There are many types of screwdrivers out there. The most common ones you will need are varying sizes of a flathead screwdriver (the one with a straight edge) and a Philips head screwdriver (the one with a + at the end). If storage is tight, buy a screwdriver with interchangeable tips.
· Measuring Tape
Purchase a model that has a blade lock on it, so you can measure what you need without it snapping back on you. The blade should be at least 3/4” thick to keep the tape from buckling when you’re measuring longer lengths.
A flashlight is vital if the power goes out or you are working in a tight area. For starters, any sturdy flashlight will do for your collection, but eventually, you can include other lights of various sizes or ones that can bend or tilt.
Standard pliers and needle nose pliers do different types of the same job. Needle nosed pliers are handy when you are working with something small and need to grip or bend wires.Heavy grooved pliers are better for removing nails or large staples. Your hands will thank you for getting pliers with padded grips.
· Utility Knife
It is important to have a sharp, sturdy utility knife. These knives work well for trimming or slicing and the blade can be used to open many types of products. A better option would be to get a knife with a retractable blade, for safety and storage convenience.

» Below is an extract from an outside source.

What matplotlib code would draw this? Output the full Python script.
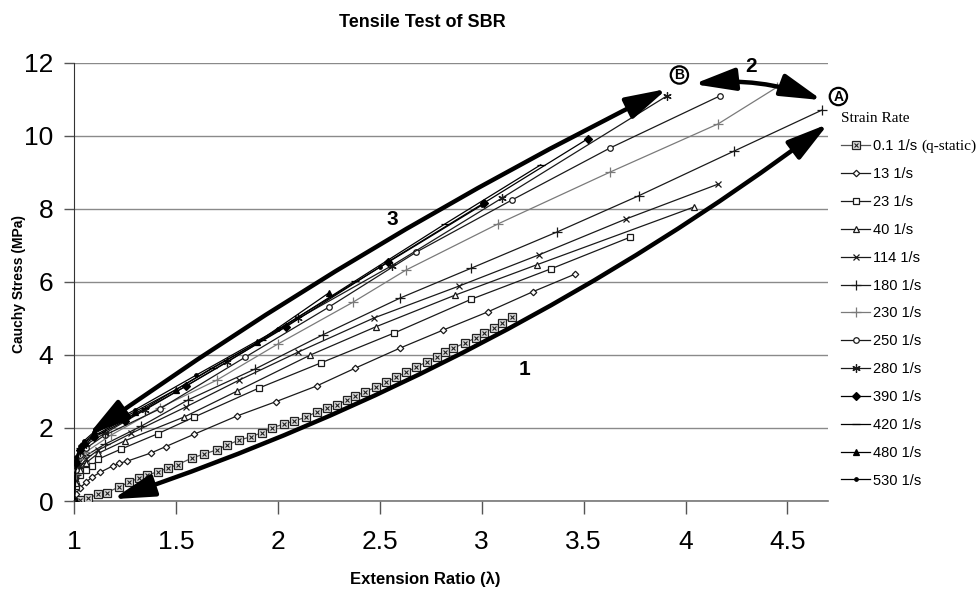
import matplotlib
matplotlib.use("Agg")
import matplotlib.pyplot as plt
from matplotlib.patches import FancyArrowPatch

narrow = ["Liberation Sans Narrow", "Liberation Sans", "DejaVu Sans"]
plt.rcParams["font.family"] = narrow

# ---- data (extension ratio, Cauchy stress MPa) ----
x_q = [1.00, 1.03, 1.07, 1.12, 1.16, 1.22, 1.27, 1.32, 1.36, 1.41, 1.46, 1.51, 1.58, 1.64, 1.70,
       1.75, 1.81, 1.87, 1.92, 1.97, 2.03, 2.08, 2.14, 2.19, 2.24, 2.29, 2.34, 2.38, 2.43, 2.48,
       2.53, 2.58, 2.63, 2.68, 2.73, 2.78, 2.82, 2.86, 2.92, 2.97, 3.01, 3.06, 3.10, 3.15]
y_q = [0.00, 0.04, 0.08, 0.19, 0.23, 0.38, 0.52, 0.63, 0.71, 0.80, 0.90, 1.00, 1.18, 1.29, 1.40,
       1.53, 1.67, 1.76, 1.87, 2.00, 2.11, 2.19, 2.30, 2.44, 2.55, 2.63, 2.77, 2.88, 2.99, 3.12,
       3.25, 3.39, 3.53, 3.67, 3.81, 3.95, 4.07, 4.19, 4.33, 4.47, 4.60, 4.74, 4.88, 5.03]

x_13 = [1.00, 1.01, 1.03, 1.06, 1.09, 1.13, 1.19, 1.22, 1.26, 1.38, 1.45, 1.59, 1.80, 1.99, 2.19,
        2.38, 2.60, 2.81, 3.03, 3.25, 3.46]
y_13 = [0.00, 0.20, 0.36, 0.52, 0.66, 0.79, 0.96, 1.03, 1.09, 1.32, 1.49, 1.83, 2.33, 2.72, 3.15,
        3.64, 4.19, 4.68, 5.18, 5.73, 6.22]

x_23 = [1.00, 1.01, 1.03, 1.06, 1.09, 1.12, 1.23, 1.41, 1.59, 1.91, 2.21, 2.57, 2.95, 3.34, 3.73]
y_23 = [0.00, 0.40, 0.70, 0.85, 0.96, 1.15, 1.42, 1.84, 2.30, 3.10, 3.78, 4.60, 5.53, 6.36, 7.23]

x_40 = [1.00, 1.01, 1.03, 1.06, 1.12, 1.25, 1.54, 1.80, 2.16, 2.48, 2.87, 3.27, 4.04]
y_40 = [0.00, 0.50, 0.85, 1.05, 1.31, 1.65, 2.30, 3.01, 4.00, 4.77, 5.64, 6.47, 8.05]

x_114 = [1.00, 1.01, 1.03, 1.06, 1.12, 1.28, 1.55, 1.81, 2.10, 2.47, 2.89, 3.28, 3.71, 4.16]
y_114 = [0.00, 0.60, 0.95, 1.15, 1.40, 1.85, 2.58, 3.31, 4.08, 5.01, 5.89, 6.74, 7.73, 8.68]

x_180 = [1.00, 1.01, 1.03, 1.06, 1.15, 1.33, 1.56, 1.89, 2.22, 2.60, 2.95, 3.37, 3.77, 4.24, 4.67]
y_180 = [0.00, 0.70, 1.05, 1.25, 1.55, 2.05, 2.77, 3.62, 4.55, 5.56, 6.38, 7.37, 8.36, 9.59, 10.71]

x_230 = [1.00, 1.01, 1.03, 1.06, 1.18, 1.42, 1.70, 2.00, 2.37, 2.63, 3.08, 3.63, 4.16, 4.45]
y_230 = [0.00, 0.75, 1.15, 1.35, 1.80, 2.55, 3.31, 4.30, 5.45, 6.33, 7.59, 9.01, 10.33, 11.34]

x_250 = [1.00, 1.01, 1.03, 1.06, 1.15, 1.42, 1.84, 2.25, 2.68, 3.15, 3.63, 4.17]
y_250 = [0.00, 0.85, 1.25, 1.45, 1.80, 2.52, 3.94, 5.31, 6.82, 8.25, 9.67, 11.10]

x_280 = [1.00, 1.01, 1.03, 1.06, 1.15, 1.35, 1.75, 2.10, 2.56, 3.10, 3.91]
y_280 = [0.00, 1.00, 1.35, 1.55, 1.85, 2.50, 3.80, 5.00, 6.45, 8.30, 11.10]

x_390 = [1.00, 1.01, 1.03, 1.05, 1.10, 1.25, 1.55, 2.04, 2.54, 3.01, 3.52]
y_390 = [0.00, 1.05, 1.40, 1.55, 1.75, 2.20, 3.15, 4.77, 6.55, 8.16, 9.92]

x_420 = [1.00, 1.01, 1.03, 1.05, 1.12, 1.35, 1.68, 1.92, 2.38, 2.82, 3.29]
y_420 = [0.00, 1.10, 1.45, 1.60, 1.85, 2.55, 3.65, 4.40, 6.03, 7.59, 9.21]

x_480 = [1.00, 1.01, 1.03, 1.05, 1.10, 1.30, 1.50, 1.90, 2.25]
y_480 = [0.00, 1.15, 1.45, 1.60, 1.85, 2.45, 3.05, 4.35, 5.70]

x_530 = [1.00, 1.01, 1.03, 1.05, 1.10, 1.30, 1.60, 2.00, 2.50, 3.00]
y_530 = [0.00, 1.20, 1.50, 1.65, 1.90, 2.50, 3.45, 4.70, 6.40, 8.10]

labels = ["13 1/s", "23 1/s", "40 1/s", "114 1/s", "180 1/s", "230 1/s", "250 1/s",
          "280 1/s", "390 1/s", "420 1/s", "480 1/s", "530 1/s"]
xs = [x_13, x_23, x_40, x_114, x_180, x_230, x_250, x_280, x_390, x_420, x_480, x_530]
ys = [y_13, y_23, y_40, y_114, y_180, y_230, y_250, y_280, y_390, y_420, y_480, y_530]

xticks = [1, 1.5, 2, 2.5, 3, 3.5, 4, 4.5]
xtick_labels = ["1", "1.5", "2", "2.5", "3", "3.5", "4", "4.5"]
yticks = [0, 2, 4, 6, 8, 10, 12]

# marker, size, face, line colour
styles = [
    ("D", 3.3, "white", "#1a1a1a"),
    ("s", 4, "white", "#1a1a1a"),
    ("^", 4.5, "white", "#1a1a1a"),
    ("x", 5, "none", "#1a1a1a"),
    ("+", 7, "none", "#1a1a1a"),
    ("+", 7, "none", "#7a7a7a"),
    ("o", 4, "white", "#1a1a1a"),
    ((6, 2, 0), 6, "none", "#1a1a1a"),
    ("D", 4, "#000000", "#000000"),
    ("_", 6, "none", "#000000"),
    ("^", 4.5, "#000000", "#000000"),
    ("o", 2.5, "#000000", "#000000"),
]

fig = plt.figure(figsize=(9.77, 5.92), dpi=100)
ax = fig.add_axes([0.0757, 0.1537, 0.772, 0.74])

handles = []
q1, = ax.plot(x_q, y_q, color="#555555", lw=0.9, marker="s", ms=5.5,
              mfc="#dddddd", mec="#222222", mew=0.9, zorder=3)
q2, = ax.plot(x_q, y_q, ls="none", marker="x", ms=3.2, mec="#222222", mew=0.8, zorder=4)
handles.append((q1, q2))

for xv, yv, lab, (m, ms, fc, c) in zip(xs, ys, labels, styles):
    h, = ax.plot(xv, yv, color=c, lw=0.9, marker=m, ms=ms, mfc=fc, mec=c, mew=0.9,
                 label=lab, zorder=3)
    handles.append(h)

ax.set_xlim(1, 4.7)
ax.set_ylim(0, 12)
ax.set_xticks(xticks)
ax.set_xticklabels(xtick_labels)
ax.set_yticks(yticks)
ax.tick_params(axis="x", labelsize=19, length=9, width=1, color="#555555", pad=12)
ax.tick_params(axis="y", labelsize=19, length=7, width=1, color="#555555", pad=8)
ax.yaxis.grid(True, color="#8a8a8a", lw=1)
ax.set_axisbelow(True)
for s in ["top", "right"]:
    ax.spines[s].set_visible(False)
ax.spines["left"].set_color("#333333")
ax.spines["bottom"].set_color("#777777")
ax.spines["bottom"].set_linewidth(1.2)

# thick annotation arrows
arrow_kw = dict(arrowstyle="<|-|>,head_length=1.4,head_width=0.38", mutation_scale=18,
                color="black", lw=3.2, clip_on=False, zorder=6, shrinkA=0, shrinkB=0)
ax.add_patch(FancyArrowPatch((1.19, 0.05), (4.70, 10.33),
                             connectionstyle="arc3,rad=0.08", **arrow_kw))
ax.add_patch(FancyArrowPatch((1.07, 1.81), (3.91, 11.29),
                             connectionstyle="arc3,rad=-0.04", **arrow_kw))
ax.add_patch(FancyArrowPatch((4.04, 11.42), (4.67, 10.98),
                             connectionstyle="arc3,rad=-0.12", **arrow_kw))

ax.text(3.21, 3.59, "1", fontsize=15, fontweight="bold", ha="center", va="center")
ax.text(4.32, 11.9, "2", fontsize=15, fontweight="bold", ha="center", va="center", clip_on=False)
ax.text(2.56, 7.7, "3", fontsize=15, fontweight="bold", ha="center", va="center")
for lx, ly, t in [(3.97, 11.67, "B"), (4.75, 11.08, "A")]:
    ax.text(lx, ly, t, fontsize=10, fontweight="bold", ha="center", va="center", clip_on=False,
            family=["Liberation Sans", "DejaVu Sans"],
            bbox=dict(boxstyle="circle,pad=0.12", fc="white", ec="black", lw=1.6))

# titles
fig.text(0.432, 0.962, "Tensile Test of SBR", fontsize=13, fontweight="bold",
         ha="center", va="center")
fig.text(0.435, 0.022, "Extension Ratio (\u03bb)", fontsize=12, fontweight="bold",
         ha="center", va="center")
fig.text(0.019, 0.52, "Cauchy Stress (MPa)", fontsize=10, fontweight="bold", rotation=90,
         ha="center", va="center", family=["Liberation Sans", "DejaVu Sans"])

# legend
leg = ax.legend(handles, ["0.1 1/s"] + labels, loc="upper left",
                bbox_to_anchor=(0.861, 0.81), bbox_transform=fig.transFigure,
                frameon=False, fontsize=10.5, handlelength=2.0, handletextpad=0.2,
                labelspacing=0.95, borderpad=0, borderaxespad=0,
                title="Strain Rate", alignment="left",
                title_fontproperties={"family": ["Liberation Serif", "DejaVu Serif"], "size": 11})

fig.canvas.draw()
bb = leg.get_texts()[0].get_window_extent()
fx, fy = fig.transFigure.inverted().transform((bb.x1, (bb.y0 + bb.y1) / 2))
fig.text(fx + 0.004, fy, "(q-static)", fontsize=11, va="center", ha="left",
         family=["Liberation Serif", "DejaVu Serif"])

fig.savefig("out.png", dpi=100)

A level is a must for straightening up pictures, drilling holes in a level line, checking tabletop alignment, or mounting towel bars perfectly. It's important to get an accurate level for accurate positioning. A good sturdy level will last a lifetime, so make sure you go with a quality brand.
· A variety of hardware
Finding the right size screw, nut, or bolt can be intimidating. Luckily, most hardware stores sell handy kits full of the most common sizes. Alternatively, get a few screws, bolts, and nails in small, medium, and large sizes to keep on hand. Having some in silver tones and some in gold tones is a good idea, too. In all events, hardware stores are usually staffed with friendly experts who can answer your questions and point you in the right direction.
· Power drill
As the unquestioned king of the power tools, a power drill will save you lots of time and offers versatility. You can use a cordless drill for light home maintenance and repair jobs.
Besides drilling holes in a variety of materials, it can be used for grinding, sanding, polishing, and mixing paint. If possible, buy a variable speed drill. You'll find this particularly useful for driving screws, and if the drill also has a reverse switch, you can remove screws as well.
This list is, by no means, all-inclusive. As your life changes, you may find that your tool needs change as well.